“Hunger Games” a haunting meal


Elizabeth Banks and Jennifer Lawrence

A scream rings out over the heads of a silent crowd. A slight young girl is pulled from her sister’s arms and carried away as the young woman turns to face her fate.

There are many haunting scenes to be witnessed in the newly released movie, “The Hunger Games,” an adaptation of the first of three novels by Suzanne Collins. The story takes place in a post-apocalyptic society called Panem, a union of 12 districts controlled by a central power, known as the Capitol.

To keep the citizens of Panem from rebelling against them, the Capitol hosts the annual Hunger Games. A boy and a girl from each district are forced to be tributes and participate in the games. In a televised event, 24 children enter an arena full of deadly surprises. Only one is allowed to leave.

Gary Ross could be considered an odd choice to direct this dark film, given his history in directing lighter films like “Pleasantville” and “Seabiscuit.” Fans of the book worried Ross would not capture the essence of the harsh action and horror in the original story. However, Ross did a fine job translating the emotions from the page to the screen.

The book was written in the first person, so some of the back-story and a few facts had to be introduced in a way that would make sense to the movie audience. While the storyline may perhaps be clearer to those who have read the book, Ross and screenwriter Billy Ray made an accurate transition from the page to the screen.

The main protagonist in the movie is the tribute from the coal-mining District 12, Katniss Everdeen (Jennifer Lawrence). When her younger sister, Prim (Willow Shields), is chosen as the female tribute for District 12, Katniss volunteers to be a tribute in her place.

While perhaps too beautiful and well fed, in terms of attitude Jennifer Lawrence is Katniss. Reminiscent of the character of Ree, whom she played in Winter’s Bone, Lawrence plays a girl who is both gentle and maternal and yet has a tough side that shuns the need for help.

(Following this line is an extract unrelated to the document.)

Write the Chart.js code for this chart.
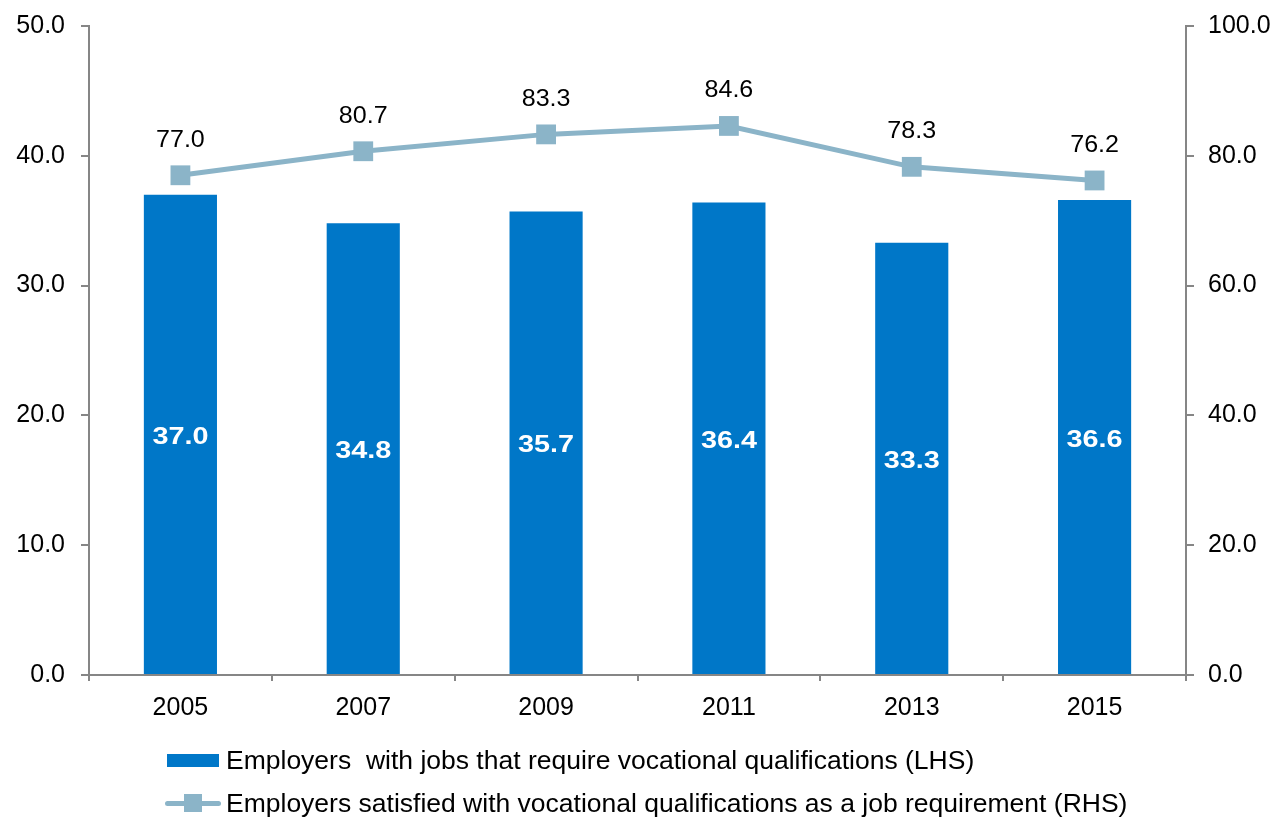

The other younger protagonist is Katniss’s fellow tribute from District 12, Peeta Mellark, played by Josh Hutcherson. Peeta is the baker’s son, worlds apart from the coal-mining world Katniss lives in. Despite this, there is a sense of history between the two of them that gives the view a hint of something more to come. Hutcherson does a very good job at portraying the gentle nature and kindness of Peeta.

Viewers may recognize Donald Sutherland in his role as President Snow, the ruler of Panem. At almost 77, Sutherland is a man of numerous achievements. His portrayal of the cold, threatening president is spot on and causes shivers down viewers’ spines, although he is perhaps more present throughout the film than his character was in the book.

A couple of other noticeable names are Stanley Tucci and Woody Harrelson.

Tucci plays the colorful and sickeningly cheerful Hunger Games television host, Caesar Flickerman. Decked out in sparkling clothes and topped by a shock of bright blue hair, Tucci as Flickerman amuses viewers, while at the same time inciting the urge to punch him right in his over-bright smile.

Woody Harrelson plays Haymitch Abernathy, the perpetually drunk mentor to the District 12 tributes. Harrelson is wonderfully sarcastic and fatalistic, although fans of the book may see Harrelson as too put together to play Haymitch. Despite this, Harrelson fits in well with the big screen version of this story.

The director of photography for “The Hunger Games,” also deserves mention. Tom Stern is best known for his work on many of Clint Eastwood’s films, and he captures the scenery well. From the stark misery of District 12 to the Hunger Games arena, Stern captures the surroundings from the book and brings them to life.

Also captured by the camera is the sense of what the tributes are going through. Some may find the sudden jerks and juddering of the camera a little off-putting, however, it gives the audience an idea of what it would actually be like to run for their lives.

One aspect of the film measured up to and surpassed the book. When reading “The Hunger Games,” you know that the people being killed are children. However, reading about the events in the book is different than watching them play out on screen. Viewers are suddenly aware of the youth of the people killing and being killed, and it makes for a very different perspective.

“The Hunger Games” is a book loved by millions of people, and the movie does it justice. For those who have not read the story, they may want to after watching it. Viewers will fall in love, for the first time or all over again, with the strong willed Katniss and the kind Peeta. Filled with action, heartbreaking choices, and a wonderful cast, it is a movie worth a trip to the theaters.